To the extent visible, somatic modes of violence come to stand-in, as a representational convention, for the larger and more malign trauma of internalised, systemic and invisible violence, they run the risk of actually supplanting violence as such in the popular imagination—so as it might be, people end up making the (false) distinction between ‘rape’ and ‘real rape’, reserving the latter category for instances where physical violence has been added to the fundamental violence of the traumatising invasiveness of the act as such. Sometime post-facto justifications are added to this prejudice, such that bruises show a victim ‘fought back’ or ‘resisted’, a datum treated as justifying our compassion as the expensive of implying that a victim who does not garner such addition, visible markers of violence somehow doesn’t deserve our pity. Germaine Greer’s recently comments about the need to reform our rape laws were vehemently criticized by many. It seems to me, for what it’s worth, that her actual proposals have something to recommend them (‘rape trials are foundering and not ending in convictions as lawyers argue over the issue of consent; why not believe the woman and lower the penalty?’) but I wonder if there is a one-dimensionality in the way she uses the term violence: so that when she says ‘most rapes don’t involve any injury whatsoever’ she is consicously or unconciously conflating externally-evident physical injury (where her statement is probably true) with internal less-evident injury (where her statement is, clearly, simply wrong).

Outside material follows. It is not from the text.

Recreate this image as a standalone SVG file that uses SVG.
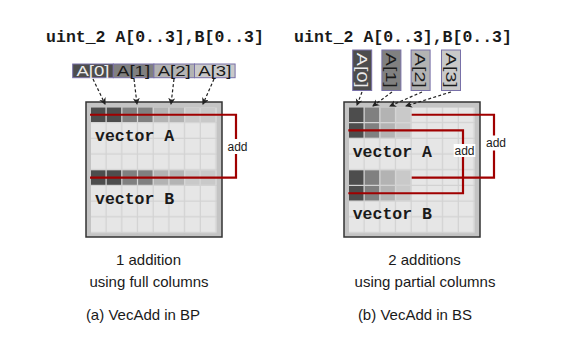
<svg xmlns="http://www.w3.org/2000/svg" width="565" height="364" viewBox="0 0 565 364">
<style>
.title{font-family:"Liberation Mono",monospace;font-weight:bold;font-size:16.5px;fill:#1a1a1a}
.vec{font-family:"Liberation Mono",monospace;font-weight:bold;font-size:16.5px;fill:#1a1a1a}
.lbl{font-family:"Liberation Sans",Arial,sans-serif;font-size:15.5px;text-anchor:middle}
.cap{font-family:"Liberation Sans",Arial,sans-serif;font-size:15px;text-anchor:middle;fill:#1a1a1a}
.add{font-family:"Liberation Sans",Arial,sans-serif;font-size:12px;text-anchor:middle;fill:#1a1a1a}
.lb{stroke:#7870a8;stroke-width:1}
.c0{fill:#4d4d4d}.c1{fill:#808080}.c2{fill:#b3b3b3}.c3{fill:#c9c9c9}
.tl{fill:#ececec}.td{fill:#1a1a1a}
.dash{fill:none;stroke:#222;stroke-width:1.2;stroke-dasharray:3,2.2}
.red{fill:none;stroke:#a00000;stroke-width:2.2}
</style>
<defs>
<pattern id="cells" patternUnits="userSpaceOnUse" x="5" y="5.5" width="15.7" height="15.7">
<rect width="14.5" height="14.5" fill="#e6e6e6"/>
</pattern>
<marker id="ah" markerUnits="userSpaceOnUse" markerWidth="8" markerHeight="8" refX="6" refY="3.5" orient="auto">
<path d="M0,0 L7,3.5 L0,7 L2,3.5 z" fill="#222"/>
</marker>
<g id="gridbase">
<rect x="0" y="0" width="136" height="135" fill="#c4c4c4" stroke="#333" stroke-width="1.5"/>
<rect x="5" y="5.5" width="125.6" height="125.6" fill="#d2d2d2"/>
<rect x="5" y="5.5" width="125.6" height="125.6" fill="url(#cells)"/>
</g>
</defs>
<rect width="565" height="364" fill="#fff"/>

<!-- Left panel -->
<g id="title-a"><text class="title" x="155" y="42" text-anchor="middle">uint_2 A[0..3],B[0..3]</text></g>
<g id="labels-a">
<rect class="c0 lb" x="72.7" y="64" width="40.6" height="13.7"/>
<rect class="c1 lb" x="113.3" y="64" width="40.6" height="13.7"/>
<rect class="c2 lb" x="153.9" y="64" width="40.6" height="13.7"/>
<rect class="c3 lb" x="194.5" y="64" width="40.6" height="13.7"/>
<text class="lbl tl" x="93" y="76.3" textLength="33" lengthAdjust="spacingAndGlyphs">A[0]</text>
<text class="lbl td" x="133.6" y="76.3" textLength="33" lengthAdjust="spacingAndGlyphs">A[1]</text>
<text class="lbl td" x="174.2" y="76.3" textLength="33" lengthAdjust="spacingAndGlyphs">A[2]</text>
<text class="lbl td" x="214.8" y="76.3" textLength="33" lengthAdjust="spacingAndGlyphs">A[3]</text>
</g>
<g id="grid-a" transform="translate(86,102)">
<use href="#gridbase"/>
<rect class="c0" x="5" y="5.5" width="14.5" height="14.5"/><rect class="c0" x="20.7" y="5.5" width="14.5" height="14.5"/>
<rect class="c1" x="36.4" y="5.5" width="14.5" height="14.5"/><rect class="c1" x="52.1" y="5.5" width="14.5" height="14.5"/>
<rect class="c2" x="67.8" y="5.5" width="14.5" height="14.5"/><rect class="c2" x="83.5" y="5.5" width="14.5" height="14.5"/>
<rect class="c3" x="99.2" y="5.5" width="14.5" height="14.5"/><rect class="c3" x="114.9" y="5.5" width="14.5" height="14.5"/>
<rect class="c0" x="5" y="68.3" width="14.5" height="14.5"/><rect class="c0" x="20.7" y="68.3" width="14.5" height="14.5"/>
<rect class="c1" x="36.4" y="68.3" width="14.5" height="14.5"/><rect class="c1" x="52.1" y="68.3" width="14.5" height="14.5"/>
<rect class="c2" x="67.8" y="68.3" width="14.5" height="14.5"/><rect class="c2" x="83.5" y="68.3" width="14.5" height="14.5"/>
<rect class="c3" x="99.2" y="68.3" width="14.5" height="14.5"/><rect class="c3" x="114.9" y="68.3" width="14.5" height="14.5"/>
<text class="vec" x="9" y="39">vector A</text>
<text class="vec" x="9" y="101.5">vector B</text>
</g>
<g id="caption-a">
<text class="cap" x="148.5" y="265">1 addition</text>
<text class="cap" x="149" y="286.5">using full columns</text>
<text class="cap" x="143" y="319.5">(a) VecAdd in BP</text>
</g>

<!-- Right panel -->
<g id="title-b"><text class="title" x="403" y="42" text-anchor="middle">uint_2 A[0..3],B[0..3]</text></g>
<g id="labels-b">
<rect class="c0 lb" x="352.7" y="50" width="19" height="40.5"/>
<rect class="c1 lb" x="381.9" y="50" width="19" height="40.5"/>
<rect class="c2 lb" x="411.1" y="50" width="19" height="40.5"/>
<rect class="c3 lb" x="441.5" y="50" width="19" height="40.5"/>
<text class="lbl tl" transform="translate(362.2,70.3) rotate(90)" y="5.5" textLength="35" lengthAdjust="spacingAndGlyphs">A[0]</text>
<text class="lbl td" transform="translate(391.4,70.3) rotate(90)" y="5.5" textLength="35" lengthAdjust="spacingAndGlyphs">A[1]</text>
<text class="lbl td" transform="translate(420.6,70.3) rotate(90)" y="5.5" textLength="35" lengthAdjust="spacingAndGlyphs">A[2]</text>
<text class="lbl td" transform="translate(451,70.3) rotate(90)" y="5.5" textLength="35" lengthAdjust="spacingAndGlyphs">A[3]</text>
</g>
<g id="grid-b" transform="translate(344,102)">
<use href="#gridbase"/>
<rect class="c0" x="5" y="5.5" width="14.5" height="14.5"/><rect class="c1" x="20.7" y="5.5" width="14.5" height="14.5"/>
<rect class="c2" x="36.4" y="5.5" width="14.5" height="14.5"/><rect class="c3" x="52.1" y="5.5" width="14.5" height="14.5"/>
<rect class="c0" x="5" y="21.2" width="14.5" height="14.5"/><rect class="c1" x="20.7" y="21.2" width="14.5" height="14.5"/>
<rect class="c2" x="36.4" y="21.2" width="14.5" height="14.5"/><rect class="c3" x="52.1" y="21.2" width="14.5" height="14.5"/>
<rect class="c0" x="5" y="68.3" width="14.5" height="14.5"/><rect class="c1" x="20.7" y="68.3" width="14.5" height="14.5"/>
<rect class="c2" x="36.4" y="68.3" width="14.5" height="14.5"/><rect class="c3" x="52.1" y="68.3" width="14.5" height="14.5"/>
<rect class="c0" x="5" y="84" width="14.5" height="14.5"/><rect class="c1" x="20.7" y="84" width="14.5" height="14.5"/>
<rect class="c2" x="36.4" y="84" width="14.5" height="14.5"/><rect class="c3" x="52.1" y="84" width="14.5" height="14.5"/>
<text class="vec" x="8.7" y="54.7">vector A</text>
<text class="vec" x="8.7" y="117">vector B</text>
</g>
<g id="caption-b">
<text class="cap" x="424.5" y="265">2 additions</text>
<text class="cap" x="425" y="286.5">using partial columns</text>
<text class="cap" x="415" y="319.5">(b) VecAdd in BS</text>
</g>

<!-- Connectors -->
<g id="connectors">
<path class="dash" marker-end="url(#ah)" d="M93,79 L105,104"/>
<path class="dash" marker-end="url(#ah)" d="M134,79 L137,104"/>
<path class="dash" marker-end="url(#ah)" d="M174,79 L171,104"/>
<path class="dash" marker-end="url(#ah)" d="M214,79 L203,104"/>
<path class="dash" marker-end="url(#ah)" d="M362,92 L357,105"/>
<path class="dash" marker-end="url(#ah)" d="M392,92 L373,106"/>
<path class="dash" marker-end="url(#ah)" d="M422,92 L390,106"/>
<path class="dash" marker-end="url(#ah)" d="M451,92 L406,106"/>
<path class="red" d="M90,114.75 H236 V177.55 H90"/>
<path class="red" d="M411.7,114.75 H494 V177.55 H411.7"/>
<path class="red" d="M348.3,130.45 H463 V193.25 H348.3"/>
</g>
<g id="add-labels">
<rect x="227.5" y="139" width="20" height="15" fill="#fff"/>
<text class="add" x="237.5" y="150.5">add</text>
<rect x="486" y="135.5" width="20" height="15" fill="#fff"/>
<text class="add" x="496" y="147">add</text>
<rect x="453.7" y="144" width="21.6" height="13" fill="#fff"/>
<text class="add" x="464.5" y="154.5">add</text>
</g>
</svg>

It all speaks to what is, I think, a widespread belief that physical violence is more ‘real’ (more important, more terrible, more worthy of representation) than psychological or conceptual violence. This, though, is the wrong way about. Physical violence is horrible, but psychological violence tends to be both more profoundly traumatising and longer-lasting. A gunshot wound may heal in weeks, where PTSDs last years, even decades. The domestic goods stolen by a burglar can be replaced on the insurance, but the sense that a malign stranger has been in your house lingers, and makes you feel unsafe and unhappy for a long time. That’s a psychological reaction (though no less devastating for that), but I wonder if it is conceptual violence—by which I mean, whatever does violence to the principles, assumptions and mental models by which we navigate this complicating and alarming universe—that is the most radically destabilising.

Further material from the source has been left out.